With three weeks left to go in the 2010 season the Rangers sit 7.5 games up in the American League West with a magic number approaching single digits.

I'll be the first to say this isn't over yet and won't be until the Rangers clinch the division, however, the playoff picture is beginning to clear up as we approach fall baseball.

Those of us old enough to remember the last time a Rangers team made the playoffs, yes it's been that long, don't have many good moments to remember thanks to the New York Yankees.

Sure, winning the first playoff game in club history over the Yankees in the Bronx was one of the top highlights in the team's history, but they have gone 0-9 since then in playoff games, all losses to the Yankees.

Here we are, 11 years later and sure enough, the Yankees loom once again as the Rangers opponent in the Division Series if they hold off the A's for the AL West title.

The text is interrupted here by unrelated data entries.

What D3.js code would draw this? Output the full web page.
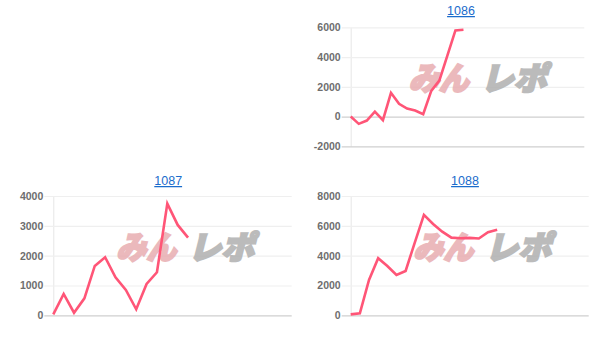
<!DOCTYPE html>
<html>
<head>
<meta charset="utf-8">
<script src="https://cdn.jsdelivr.net/npm/d3@7"></script>
<style>
  html, body { margin: 0; padding: 0; background: #fff; }
  svg { display: block; }
</style>
</head>
<body>
<svg id="chart" width="613" height="342"></svg>
<script>
// ---- data ----
const panelNames = ["1086", "1087", "1088"];
const values1086 = [0, -490, -270, 336, -242, 1593, 854, 538, 403, 161, 1728, 2420, 4100, 5790, 5840];
const values1087 = [30, 715, 87, 570, 1654, 1946, 1275, 849, 201, 1050, 1443, 3745, 3030, 2604];
const values1088 = [60, 130, 2370, 3826, 3309, 2705, 2973, 4880, 6731, 6128, 5611, 5208, 5168, 5190, 5150, 5570, 5745];
const slotCounts = [30, 24, 27];
const yTicks1086 = [-2000, 0, 2000, 4000, 6000];
const yTicks1087 = [0, 1000, 2000, 3000, 4000];
const yTicks1088 = [0, 2000, 4000, 6000, 8000];
const watermarkLeft = "みん";
const watermarkRight = "レポ";

// ---- layout ----
const panels = [
  { name: panelNames[0], values: values1086, ticks: yTicks1086, slots: slotCounts[0],
    left: 350.7, right: 584.3, top: 27.3, bottom: 146.3, titleX: 461, titleY: 15 },
  { name: panelNames[1], values: values1087, ticks: yTicks1087, slots: slotCounts[1],
    left: 53.3, right: 291.7, top: 196, bottom: 315.3, titleX: 168.2, titleY: 185 },
  { name: panelNames[2], values: values1088, ticks: yTicks1088, slots: slotCounts[2],
    left: 350.7, right: 588.7, top: 196, bottom: 315.3, titleX: 465, titleY: 185 }
];

const svg = d3.select("#chart");
const FONT = "'Liberation Sans', Arial, Helvetica, sans-serif";

panels.forEach(p => {
  const g = svg.append("g");
  const w = p.right - p.left;
  const x = d3.scalePoint().domain(d3.range(p.slots)).range([p.left, p.right]);
  const y = d3.scaleLinear().domain(d3.extent(p.ticks)).range([p.bottom, p.top]);
  const yMin = d3.min(p.ticks);

  // y axis with grid lines
  const axis = d3.axisLeft(y).tickValues(p.ticks).tickSize(0).tickPadding(10)
    .tickFormat(d => String(d));
  const ag = g.append("g").attr("transform", `translate(${p.left},0)`).call(axis);
  ag.select(".domain").attr("stroke", "#e6e6e6").attr("stroke-width", 1);
  ag.selectAll(".tick line")
    .attr("x1", -9).attr("x2", w)
    .attr("stroke", d => (d === 0 || d === yMin) ? "#cfcfcf" : "#efefef")
    .attr("stroke-width", d => (d === 0 || d === yMin) ? 1.3 : 1.2);
  ag.selectAll(".tick text")
    .attr("fill", "#6e6e6e")
    .attr("font-family", FONT)
    .attr("font-size", "10.5px")
    .attr("font-weight", "bold");
  ag.attr("font-family", null).attr("font-size", null);

  // watermark
  const wmRight = p.right - 35.5;
  const wmBase = p.top + 38 + 25;
  const wm = g.append("g")
    .attr("transform", `translate(0,${wmBase}) skewX(-14)`);
  wm.append("text")
    .attr("x", wmRight - 140).attr("y", 0)
    .attr("textLength", 60).attr("lengthAdjust", "spacingAndGlyphs")
    .attr("font-family", "'Noto Sans CJK JP', sans-serif")
    .attr("font-weight", 900).attr("font-size", 32)
    .attr("fill", "#e8adb1").attr("stroke", "#e8adb1").attr("stroke-width", 2.2)
    .attr("opacity", 0.85)
    .text(watermarkLeft);
  wm.append("text")
    .attr("x", wmRight - 68).attr("y", 0)
    .attr("textLength", 66).attr("lengthAdjust", "spacingAndGlyphs")
    .attr("font-family", "'Noto Sans CJK JP', sans-serif")
    .attr("font-weight", 900).attr("font-size", 32)
    .attr("fill", "#b0b0b0").attr("stroke", "#b0b0b0").attr("stroke-width", 2.2)
    .attr("opacity", 0.85)
    .text(watermarkRight);

  // line
  const line = d3.line().x((d, i) => x(i)).y(d => y(d));
  g.append("path")
    .datum(p.values)
    .attr("d", line)
    .attr("fill", "none")
    .attr("stroke", "#ff5577")
    .attr("stroke-width", 2.6)
    .attr("stroke-linejoin", "miter");

  // title
  g.append("text")
    .attr("x", p.titleX).attr("y", p.titleY)
    .attr("text-anchor", "middle")
    .attr("font-family", FONT)
    .attr("font-size", "12.5px")
    .attr("fill", "#1a6ccc")
    .style("text-decoration", "underline")
    .text(p.name);
});
</script>
</body>
</html>
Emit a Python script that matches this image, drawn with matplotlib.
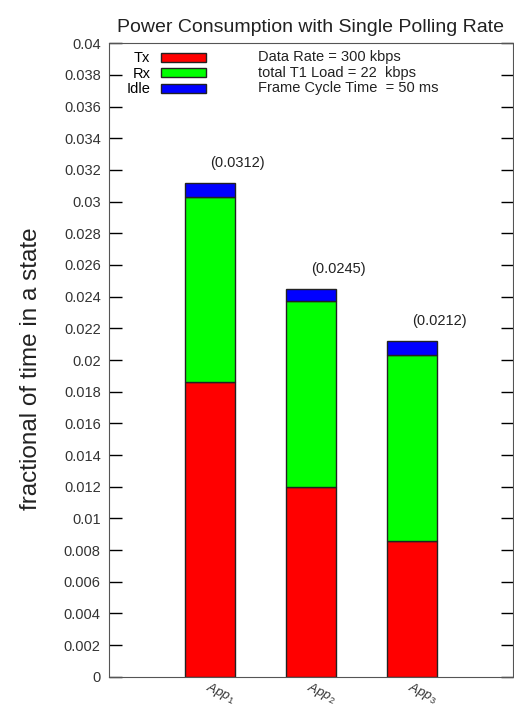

The Rangers performance so far this season against the Yankees has been inconsistent, but there's nothing to suggest the Rangers will be the easy out in the playoffs they were in the late 90's.

First, and easily most important, these aren't your dad's Texas Rangers the Yankees will face.

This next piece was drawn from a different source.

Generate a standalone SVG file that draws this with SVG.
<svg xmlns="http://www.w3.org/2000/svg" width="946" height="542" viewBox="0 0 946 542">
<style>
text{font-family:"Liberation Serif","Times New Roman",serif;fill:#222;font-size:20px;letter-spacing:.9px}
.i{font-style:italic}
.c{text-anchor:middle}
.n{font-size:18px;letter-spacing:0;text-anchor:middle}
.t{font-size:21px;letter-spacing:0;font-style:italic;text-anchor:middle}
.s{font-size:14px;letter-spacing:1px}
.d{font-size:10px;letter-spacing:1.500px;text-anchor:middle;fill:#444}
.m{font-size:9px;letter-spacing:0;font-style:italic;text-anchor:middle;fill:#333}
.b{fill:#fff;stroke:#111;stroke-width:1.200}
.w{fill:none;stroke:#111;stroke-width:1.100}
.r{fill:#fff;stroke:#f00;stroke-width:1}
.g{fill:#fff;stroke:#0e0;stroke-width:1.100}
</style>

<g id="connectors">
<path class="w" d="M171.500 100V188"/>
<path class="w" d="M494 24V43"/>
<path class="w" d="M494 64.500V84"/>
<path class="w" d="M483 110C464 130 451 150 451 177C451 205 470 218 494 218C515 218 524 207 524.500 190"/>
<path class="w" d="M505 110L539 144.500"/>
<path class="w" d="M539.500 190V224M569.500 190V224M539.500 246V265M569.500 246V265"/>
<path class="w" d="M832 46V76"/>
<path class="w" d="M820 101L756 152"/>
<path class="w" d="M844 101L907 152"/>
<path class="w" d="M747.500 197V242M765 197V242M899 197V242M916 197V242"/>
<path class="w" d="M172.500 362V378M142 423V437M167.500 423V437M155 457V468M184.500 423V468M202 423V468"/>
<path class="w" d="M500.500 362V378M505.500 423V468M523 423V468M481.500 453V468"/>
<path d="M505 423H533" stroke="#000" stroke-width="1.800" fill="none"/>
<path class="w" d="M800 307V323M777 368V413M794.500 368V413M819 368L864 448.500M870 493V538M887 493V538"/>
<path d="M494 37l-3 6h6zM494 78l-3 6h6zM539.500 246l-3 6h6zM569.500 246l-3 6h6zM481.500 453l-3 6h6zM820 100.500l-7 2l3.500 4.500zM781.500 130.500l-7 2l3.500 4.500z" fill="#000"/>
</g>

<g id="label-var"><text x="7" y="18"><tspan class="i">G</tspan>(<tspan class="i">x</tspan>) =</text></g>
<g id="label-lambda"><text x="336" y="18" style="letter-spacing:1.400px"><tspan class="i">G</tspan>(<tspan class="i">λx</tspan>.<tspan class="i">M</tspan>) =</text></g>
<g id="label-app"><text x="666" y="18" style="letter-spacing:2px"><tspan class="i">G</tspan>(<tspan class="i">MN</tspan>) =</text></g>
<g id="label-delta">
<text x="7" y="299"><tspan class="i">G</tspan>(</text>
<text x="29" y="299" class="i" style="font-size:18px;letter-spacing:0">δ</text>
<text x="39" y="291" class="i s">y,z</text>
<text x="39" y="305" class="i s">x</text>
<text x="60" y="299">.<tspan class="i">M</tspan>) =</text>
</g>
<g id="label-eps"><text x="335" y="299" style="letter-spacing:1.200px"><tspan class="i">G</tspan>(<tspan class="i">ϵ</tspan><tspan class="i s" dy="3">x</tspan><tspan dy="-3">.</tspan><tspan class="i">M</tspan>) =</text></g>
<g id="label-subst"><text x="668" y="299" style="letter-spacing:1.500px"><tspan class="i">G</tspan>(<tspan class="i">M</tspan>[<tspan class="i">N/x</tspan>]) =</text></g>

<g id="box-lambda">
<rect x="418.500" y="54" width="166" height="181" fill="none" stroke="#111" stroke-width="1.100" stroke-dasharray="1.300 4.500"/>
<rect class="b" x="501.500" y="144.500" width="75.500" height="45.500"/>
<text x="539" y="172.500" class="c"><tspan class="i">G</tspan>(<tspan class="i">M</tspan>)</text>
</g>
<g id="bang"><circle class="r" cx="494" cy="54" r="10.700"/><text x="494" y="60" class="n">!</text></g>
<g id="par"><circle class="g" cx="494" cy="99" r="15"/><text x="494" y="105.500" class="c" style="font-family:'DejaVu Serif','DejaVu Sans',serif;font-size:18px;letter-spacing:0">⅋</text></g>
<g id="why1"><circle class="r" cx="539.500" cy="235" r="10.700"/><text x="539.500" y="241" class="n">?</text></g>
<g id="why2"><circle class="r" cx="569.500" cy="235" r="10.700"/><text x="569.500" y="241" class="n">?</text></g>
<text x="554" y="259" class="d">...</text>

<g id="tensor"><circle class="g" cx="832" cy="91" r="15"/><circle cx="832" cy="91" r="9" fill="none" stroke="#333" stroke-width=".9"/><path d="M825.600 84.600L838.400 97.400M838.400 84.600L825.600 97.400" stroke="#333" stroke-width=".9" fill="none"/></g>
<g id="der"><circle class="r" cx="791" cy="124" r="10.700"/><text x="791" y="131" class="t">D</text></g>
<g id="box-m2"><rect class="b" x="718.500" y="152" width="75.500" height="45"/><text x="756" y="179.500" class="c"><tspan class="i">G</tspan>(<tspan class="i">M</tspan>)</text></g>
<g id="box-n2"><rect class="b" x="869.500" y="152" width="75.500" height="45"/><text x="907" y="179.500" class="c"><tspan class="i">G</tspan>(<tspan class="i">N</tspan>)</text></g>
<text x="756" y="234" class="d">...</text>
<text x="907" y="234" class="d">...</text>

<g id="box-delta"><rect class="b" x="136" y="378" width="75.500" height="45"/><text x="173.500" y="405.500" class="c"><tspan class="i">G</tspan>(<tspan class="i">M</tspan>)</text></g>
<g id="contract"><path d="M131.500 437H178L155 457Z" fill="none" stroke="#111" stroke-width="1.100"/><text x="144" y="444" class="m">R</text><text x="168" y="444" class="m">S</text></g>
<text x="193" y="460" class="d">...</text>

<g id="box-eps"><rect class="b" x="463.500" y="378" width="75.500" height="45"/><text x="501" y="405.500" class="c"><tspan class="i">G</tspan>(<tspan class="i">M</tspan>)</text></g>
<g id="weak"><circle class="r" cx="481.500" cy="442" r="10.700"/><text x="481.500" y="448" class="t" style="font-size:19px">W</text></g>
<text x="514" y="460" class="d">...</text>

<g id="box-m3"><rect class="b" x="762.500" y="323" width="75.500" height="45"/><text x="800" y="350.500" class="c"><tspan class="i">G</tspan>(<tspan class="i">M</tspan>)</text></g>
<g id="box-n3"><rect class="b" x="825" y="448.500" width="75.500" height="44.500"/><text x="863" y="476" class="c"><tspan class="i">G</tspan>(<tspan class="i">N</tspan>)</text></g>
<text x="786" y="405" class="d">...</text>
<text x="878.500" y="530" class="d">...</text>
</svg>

They still hit for power, but they've added speed throughout the order allowing the club to manufacture runs which is crucial when facing the caliber of pitching the Rangers will face in October; it's also an element the team did not have in their last playoff run.

These Rangers can also flat out pitch with a rotation anchored by Cliff Lee and CJ Wilson and a bullpen loaded with power arms that just got even stronger with some outstanding September call-ups.

I don't envy Jon Daniels and Ron Washington when the time comes to set a playoff roster because there are many guys who could contribute that won't make the cut.

The Yankees are beatable with vulnerabilities in the bullpen and backend of the rotation, weaknesses they didn't have in the late 90's and weaknesses the Rangers do not share.

Catching the Yankees in a short series is the optimal scenario for the Rangers as Cliff Lee would pitch twice if it goes five games with Wilson and Colby Lewis and Tommy Hunter sandwiched in between Lee's starts.

Those four starters are capable of shutting down any offense in baseball and winning the game virtually single handedly, a dynamic the Rangers of old only dreamed of.

The Rangers can match the Yankees power once the offense is back to full strength, but also hold the edge in the running game; especially when you consider that the Rangers lead all of baseball in infield hits.

More often than not, a club's bullpen determines how far they advance and the Rangers have one of the best bullpens in baseball; an advantage that could very well determine the winner in a matchup with the Yankees.

Take the first game of the latest series with the Yankees as a prime example.

The Yankees held a 1 run lead late but coughed it up in the eighth and gave up a walkoff home run in the 13th, both to Nelson Cruz. 

The Rangers bullpen on the other hand shut down the mighty Yankee bats, pitching out of jams in the 12th and 13th to set up the game winning blast from Cruz.

The Rangers won the game on the strength of their bullpen that for a change isn't completely burnt out in September thanks to much better starting pitching.

This Rangers club is the most talented and most balanced in the history of the franchise and they'll need to be hitting on all cylinders to beat the Yankees and advance in the playoffs. If they do all bets are off on where the Rangers end up this season.

Of course they have to finish off the Oakland A's first.